Clinton changed stance on Colombia trade deal after receiving oil money: Report

Hillary Clinton (Image credit: US State Department)

Former United States Secretary of State Hillary Clinton supported a free trade agreement with Colombia after the largest private oil company operating in the South American country pledged $100 million to the Clinton Foundation, according to The International Business Times.

Clinton initially opposed the deal while running for president in 2008, but changed her position in 2011 as Secretary of State after Frank Giustra, the Canadian founder of Pacific Rubiales, pledged to donate to the Clinton Foundation.

The pledge came at a time when Pacific Rubiales was being lambasted for their involvement in an effort to suppress a strike among workers of Pacific Rubiales. To end the strike, the Colombian military allegedly threatened the workers with violence if they failed to disperse.

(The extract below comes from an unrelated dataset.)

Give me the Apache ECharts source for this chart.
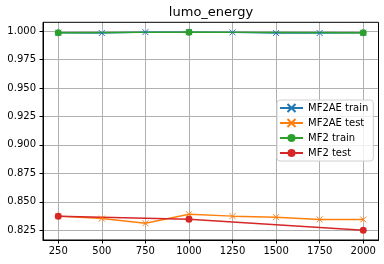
<!DOCTYPE html>
<html><head><meta charset="utf-8">
<script src="https://cdn.jsdelivr.net/npm/echarts@6/dist/echarts.min.js"></script>
<style>html,body{margin:0;padding:0;background:#fff}#c{width:384px;height:264px}</style>
</head><body><div id="c"></div>
<script>
const xs = [250, 500, 750, 1000, 1250, 1500, 1750, 2000];
const mf2aeTrain = [0.9985, 0.9982, 0.9990, 0.9990, 0.9988, 0.9982, 0.9982, 0.9985];
const mf2aeTest = [0.8374, 0.8353, 0.8312, 0.8391, 0.8374, 0.8365, 0.8345, 0.8345];
const mf2Xs = [250, 1000, 2000];
const mf2Train = [0.9985, 0.9990, 0.9985];
const mf2Test = [0.8374, 0.8347, 0.8250];
const xTicks = [250, 500, 750, 1000, 1250, 1500, 1750, 2000];
const yTicks = [0.825, 0.850, 0.875, 0.900, 0.925, 0.950, 0.975, 1.000];

const pairs = (a, b) => a.map((v, i) => [v, b[i]]);
const xSym = 'path://M0,0L10,10M10,0L0,10';
const font = 'DejaVu Sans';
function mk(name, data, color, cross) {
  return {
    name, type: 'line', data, symbol: cross ? xSym : 'circle',
    symbolSize: cross ? 6 : 7,
    lineStyle: { color, width: 1.4 },
    itemStyle: cross ? { color: 'rgba(0,0,0,0)', borderColor: color, borderWidth: 1 } : { color, borderWidth: 0 },
    color, animation: false
  };
}
const chart = echarts.init(document.getElementById('c'));
chart.setOption({
  animation: false,
  grid: { left: 43, right: 5.5, top: 22.3, bottom: 24 },
  graphic: [
    { type: 'text', style: { text: 'lumo_energy', x: 211, y: 13, textAlign: 'center', textVerticalAlign: 'middle', font: '13px ' + font, fill: '#000' } },
    { type: 'rect', shape: { x: 43, y: 22.3, width: 335.5, height: 217.7 }, style: { fill: 'none', stroke: '#000', lineWidth: 1 }, silent: true, z: 100 }
  ],
  legend: {
    left: 277, top: 100, orient: 'vertical', padding: [3, 5, 3, 2],
    itemWidth: 23, itemHeight: 10, itemGap: 5,
    backgroundColor: 'rgba(255,255,255,0.8)', borderColor: '#d0d0d0', borderWidth: 1, borderRadius: 3,
    textStyle: { fontSize: 10, fontFamily: font, color: '#000' }
  },
  xAxis: {
    type: 'value', min: 162.5, max: 2087.5,
    axisLine: { show: true, onZero: false, lineStyle: { color: '#000', width: 1 } },
    axisTick: { show: true, length: 3.5, customValues: xTicks, lineStyle: { color: '#000' } },
    axisLabel: { customValues: xTicks, fontSize: 10, fontFamily: font, color: '#000', margin: 6, formatter: v => String(v) },
    splitLine: { show: true, lineStyle: { color: '#b0b0b0', width: 1 } }
  },
  yAxis: {
    type: 'value', min: 0.81648, max: 1.00764,
    axisLine: { show: true, onZero: false, lineStyle: { color: '#000', width: 1 } },
    axisTick: { show: true, length: 3.5, customValues: yTicks, lineStyle: { color: '#000' } },
    axisLabel: { customValues: yTicks, fontSize: 10, fontFamily: font, color: '#000', margin: 7, formatter: v => v.toFixed(3) },
    splitLine: { show: true, lineStyle: { color: '#b0b0b0', width: 1 } }
  },
  series: [
    mk('MF2AE train', pairs(xs, mf2aeTrain), '#1f77b4', true),
    mk('MF2AE test', pairs(xs, mf2aeTest), '#ff7f0e', true),
    mk('MF2 train', pairs(mf2Xs, mf2Train), '#2ca02c', false),
    mk('MF2 test', pairs(mf2Xs, mf2Test), '#d62728', false)
  ]
});
</script></body></html>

Additionally, Colombia’s largest oil union, the USO, was reporting death threats from a paramilitary group at the time.

Unionists representing Pacific Rubiales workers report paramilitary death threats

Surprisingly, the US State Department subsequently praised the human rights record of Colombia despite the recent events, stating that the “Colombian government continues to make progress on improving respect for human rights, both within the Armed Forces and in Colombia at large.”

According to the report, the free trade pact passed in the wake of Giustra’s donation and Clinton’s change of opinion allowed hundreds of millions of dollars in US aid to flow to the Colombian military, the very entity responsible for violating the rights of the workers of Pacific Rubiales.

It also delivered benefits to foreign natural resource investors like Giustra, allowing corporations such as Pacific Rubiales “to use international tribunals to override local opposition to their agenda.”

Clinton has yet to explain why she ultimately supported the US-Colombia free trade agreement.